SHORT PROBLEM: Exactly as written, write out the lines below from the first to the one containing "plt.rcParams['font.family'] = ['Lato', 'DejaVu", inclusive. Pictures do not belong in the copy.

PROVIDED RECORDS:
=-=-=-=-=

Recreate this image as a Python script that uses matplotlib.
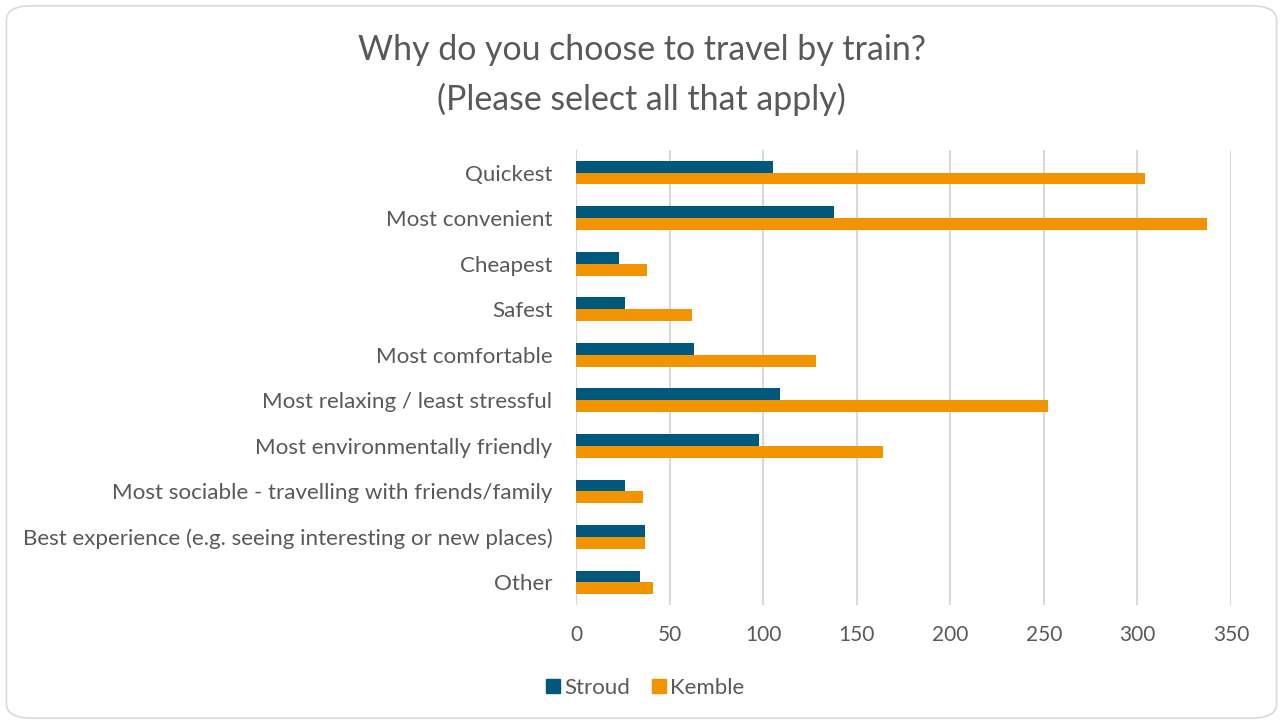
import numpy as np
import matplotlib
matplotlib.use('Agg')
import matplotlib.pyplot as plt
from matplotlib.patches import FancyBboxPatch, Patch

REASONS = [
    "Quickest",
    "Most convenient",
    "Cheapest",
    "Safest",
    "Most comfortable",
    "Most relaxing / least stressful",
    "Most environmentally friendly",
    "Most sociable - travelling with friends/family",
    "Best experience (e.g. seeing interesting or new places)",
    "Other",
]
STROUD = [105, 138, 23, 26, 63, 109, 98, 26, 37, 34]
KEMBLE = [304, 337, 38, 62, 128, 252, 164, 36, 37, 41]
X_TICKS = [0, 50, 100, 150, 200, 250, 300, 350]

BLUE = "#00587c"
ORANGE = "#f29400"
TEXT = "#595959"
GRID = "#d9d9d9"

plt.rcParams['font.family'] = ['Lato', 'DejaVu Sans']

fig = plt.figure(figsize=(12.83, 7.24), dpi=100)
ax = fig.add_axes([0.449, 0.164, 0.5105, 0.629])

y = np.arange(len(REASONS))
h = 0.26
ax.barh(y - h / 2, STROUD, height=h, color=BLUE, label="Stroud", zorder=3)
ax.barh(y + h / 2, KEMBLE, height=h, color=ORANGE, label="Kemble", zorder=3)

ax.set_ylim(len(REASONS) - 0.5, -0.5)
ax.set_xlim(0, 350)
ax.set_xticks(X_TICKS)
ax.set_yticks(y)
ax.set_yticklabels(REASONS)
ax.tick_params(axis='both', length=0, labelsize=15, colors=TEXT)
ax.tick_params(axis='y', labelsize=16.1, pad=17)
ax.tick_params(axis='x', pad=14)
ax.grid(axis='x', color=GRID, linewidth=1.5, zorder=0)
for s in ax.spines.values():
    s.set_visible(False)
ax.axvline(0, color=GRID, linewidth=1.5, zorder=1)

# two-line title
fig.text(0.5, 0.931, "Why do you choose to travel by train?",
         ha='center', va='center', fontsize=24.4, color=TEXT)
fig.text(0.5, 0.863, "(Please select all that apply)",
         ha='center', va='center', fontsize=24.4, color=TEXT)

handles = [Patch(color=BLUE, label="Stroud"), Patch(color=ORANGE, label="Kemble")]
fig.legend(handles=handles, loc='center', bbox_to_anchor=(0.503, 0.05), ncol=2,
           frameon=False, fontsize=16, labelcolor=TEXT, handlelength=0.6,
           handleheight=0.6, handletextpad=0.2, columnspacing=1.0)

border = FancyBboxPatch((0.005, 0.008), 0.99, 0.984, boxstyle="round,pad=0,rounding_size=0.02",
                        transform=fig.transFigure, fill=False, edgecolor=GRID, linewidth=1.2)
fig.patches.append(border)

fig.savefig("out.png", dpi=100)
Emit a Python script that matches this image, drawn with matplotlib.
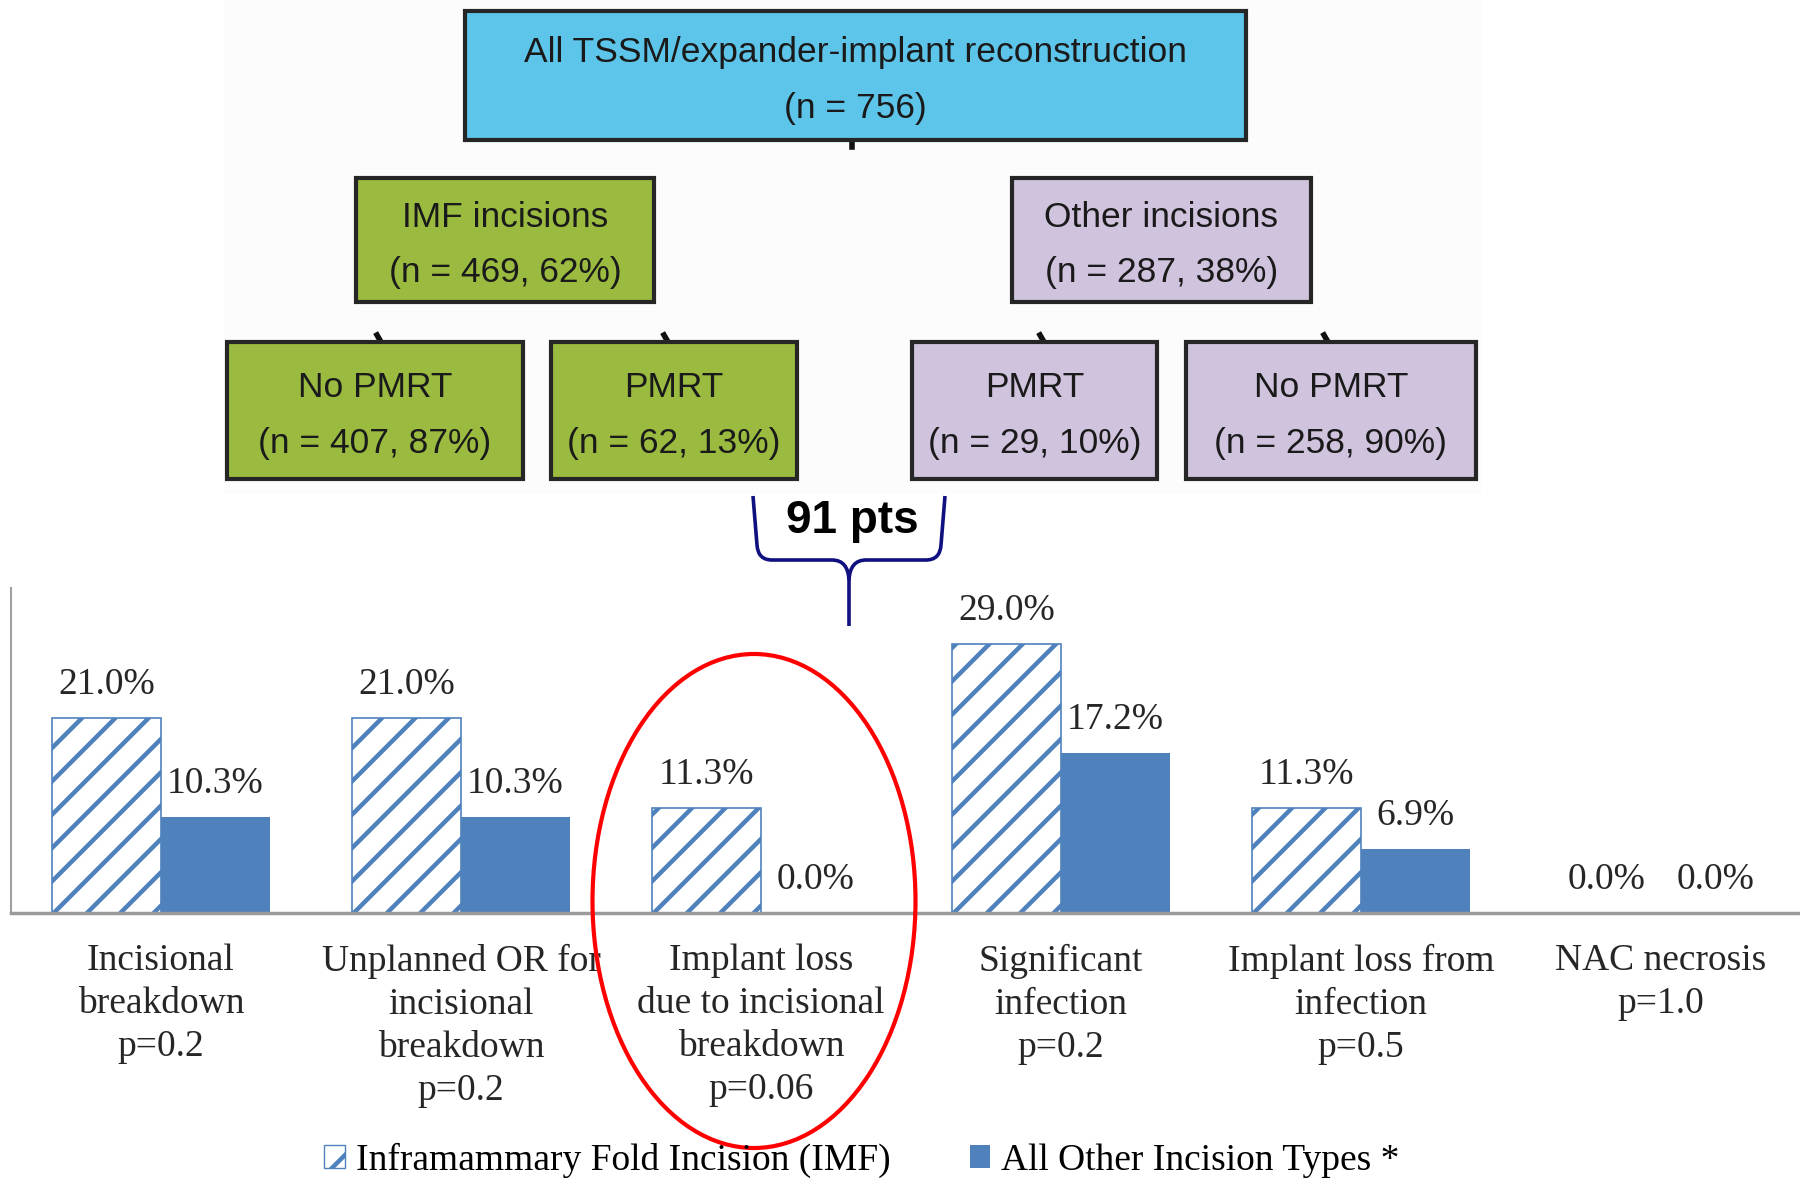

=-=-=-=-=

CORRECT ANSWER:
Recreate this image as a Python script that uses matplotlib.
import numpy as np
import matplotlib
matplotlib.use('Agg')
import matplotlib.pyplot as plt
from matplotlib.patches import FancyBboxPatch, Patch

REASONS = [
    "Quickest",
    "Most convenient",
    "Cheapest",
    "Safest",
    "Most comfortable",
    "Most relaxing / least stressful",
    "Most environmentally friendly",
    "Most sociable - travelling with friends/family",
    "Best experience (e.g. seeing interesting or new places)",
    "Other",
]
STROUD = [105, 138, 23, 26, 63, 109, 98, 26, 37, 34]
KEMBLE = [304, 337, 38, 62, 128, 252, 164, 36, 37, 41]
X_TICKS = [0, 50, 100, 150, 200, 250, 300, 350]

BLUE = "#00587c"
ORANGE = "#f29400"
TEXT = "#595959"
GRID = "#d9d9d9"

plt.rcParams['font.family'] = ['Lato', 'DejaVu Sans']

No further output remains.